(begin)
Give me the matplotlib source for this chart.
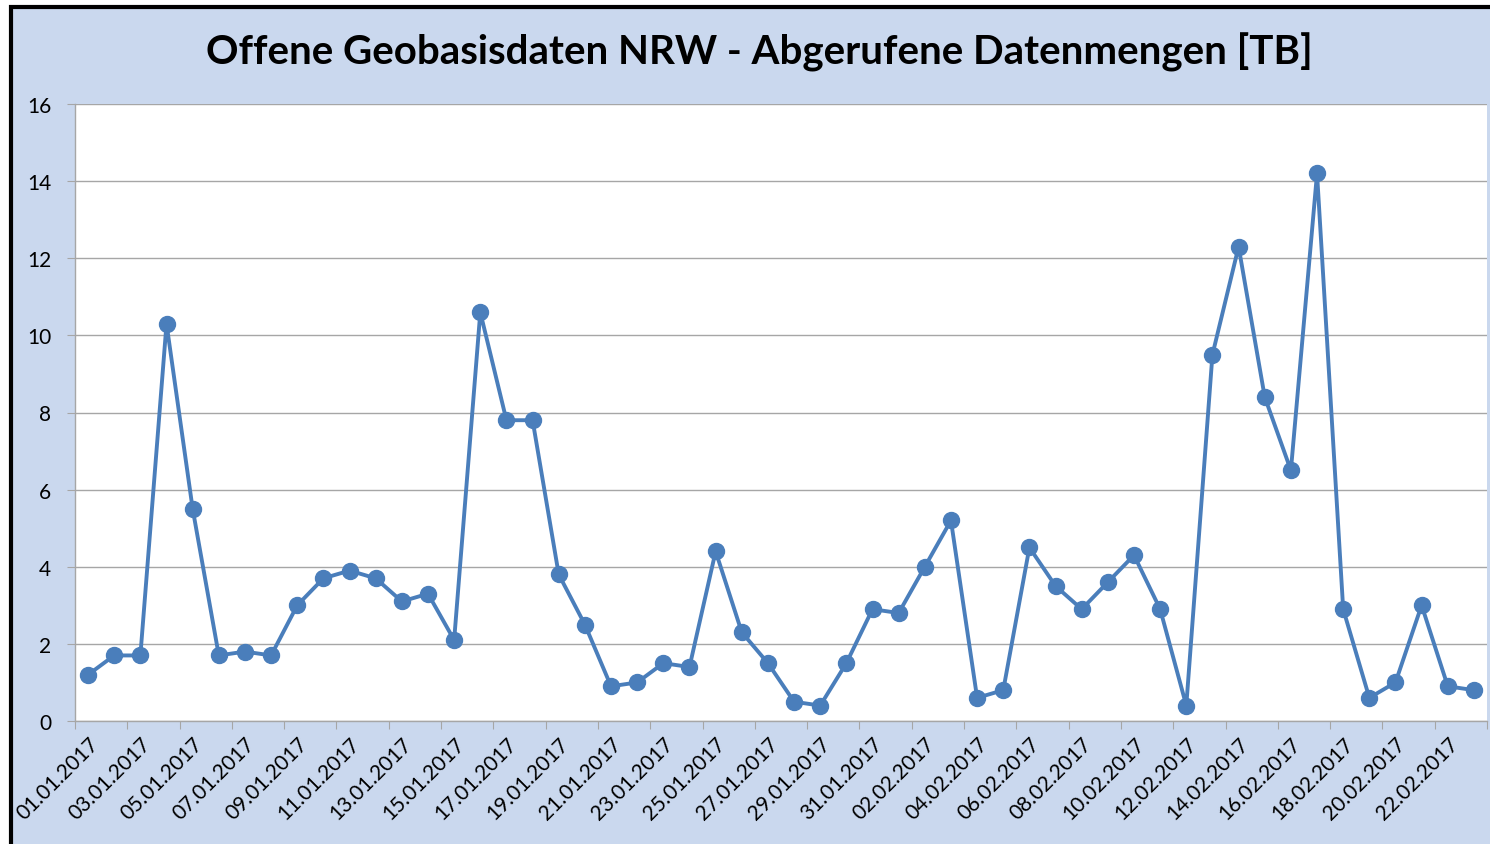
import matplotlib.pyplot as plt
from matplotlib.patches import Rectangle
import numpy as np

# ------------------------------
# Data
# ------------------------------
jan = ["%02d.01.2017" % d for d in range(1, 32)]
feb = ["%02d.02.2017" % d for d in range(1, 24)]
dates = jan + feb

values_tb = [
    1.2, 1.7, 1.7, 10.3, 5.5, 1.7, 1.8, 1.7, 3.0, 3.7,
    3.9, 3.7, 3.1, 3.3, 2.1, 10.6, 7.8, 7.8, 3.8, 2.5,
    0.9, 1.0, 1.5, 1.4, 4.4, 2.3, 1.5, 0.5, 0.4, 1.5,
    2.9,
    2.8, 4.0, 5.2, 0.6, 0.8, 4.5, 3.5, 2.9, 3.6, 4.3,
    2.9, 0.4, 9.5, 12.3, 8.4, 6.5, 14.2, 2.9, 0.6, 1.0,
    3.0, 0.9, 0.8,
]

title = "Offene Geobasisdaten NRW - Abgerufene Datenmengen [TB]"
y_ticks = [0, 2, 4, 6, 8, 10, 12, 14, 16]

# ------------------------------
# Plotting
# ------------------------------
bg = "#CAD8EE"
line_col = "#4A7EBB"
grid_col = "#A6A6A6"

fig = plt.figure(figsize=(14.9, 8.45), dpi=100, facecolor="white")
# chart frame (black border on top/left, light blue fill)
fig.patches.append(Rectangle((11 / 1490, -0.05), 1.2, 1.05 - 8 / 845,
                             transform=fig.transFigure, facecolor=bg,
                             edgecolor="black", linewidth=3, zorder=-10))

ax = fig.add_axes([75 / 1490, 1 - 722 / 845, (1487 - 75) / 1490, (722 - 105) / 845])
ax.set_zorder(1)
ax.set_facecolor("white")

x = np.arange(len(dates))
ax.plot(x, values_tb, color=line_col, linewidth=2.8, marker="o",
        markersize=11.5, markerfacecolor=line_col, markeredgecolor=line_col,
        zorder=3, clip_on=False)

ax.set_xlim(-0.5, len(dates) - 0.5)
ax.set_ylim(0, 16)
ax.set_yticks(y_ticks)
ax.set_yticklabels([str(v) for v in y_ticks], fontsize=15, family="Lato")
ax.yaxis.grid(True, color=grid_col, linewidth=1)
ax.set_axisbelow(True)

# ticks between categories, labels every 2nd day
ax.set_xticks(np.arange(-0.5, len(dates), 2))
ax.set_xticklabels([])
ax.set_xticks(x[::2], minor=True)
ax.set_xticklabels(dates[::2], minor=True, rotation=45, ha="right",
                   rotation_mode="anchor", fontsize=15, family="Lato")
ax.tick_params(axis="x", which="major", length=6, color=grid_col, direction="out")
ax.tick_params(axis="x", which="minor", length=0, pad=9)
ax.tick_params(axis="y", length=6, color=grid_col, pad=11)

for side in ["top", "right"]:
    ax.spines[side].set_visible(False)
for side in ["left", "bottom"]:
    ax.spines[side].set_color(grid_col)
    ax.spines[side].set_linewidth(1)

fig.text(759 / 1490, 1 - 52 / 845, title, ha="center", va="center",
         fontsize=29, fontweight="bold", family="Lato")

fig.savefig("out.png", dpi=100, facecolor=fig.get_facecolor())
(end)
* **TASK REQUIREMENTS**:
Write out nothing but the lines from the start of the data through the line with "dates = jan + feb". Leave out the pictures.

* **SOLUTION**:
Give me the matplotlib source for this chart.
import matplotlib.pyplot as plt
from matplotlib.patches import Rectangle
import numpy as np

# ------------------------------
# Data
# ------------------------------
jan = ["%02d.01.2017" % d for d in range(1, 32)]
feb = ["%02d.02.2017" % d for d in range(1, 24)]
dates = jan + feb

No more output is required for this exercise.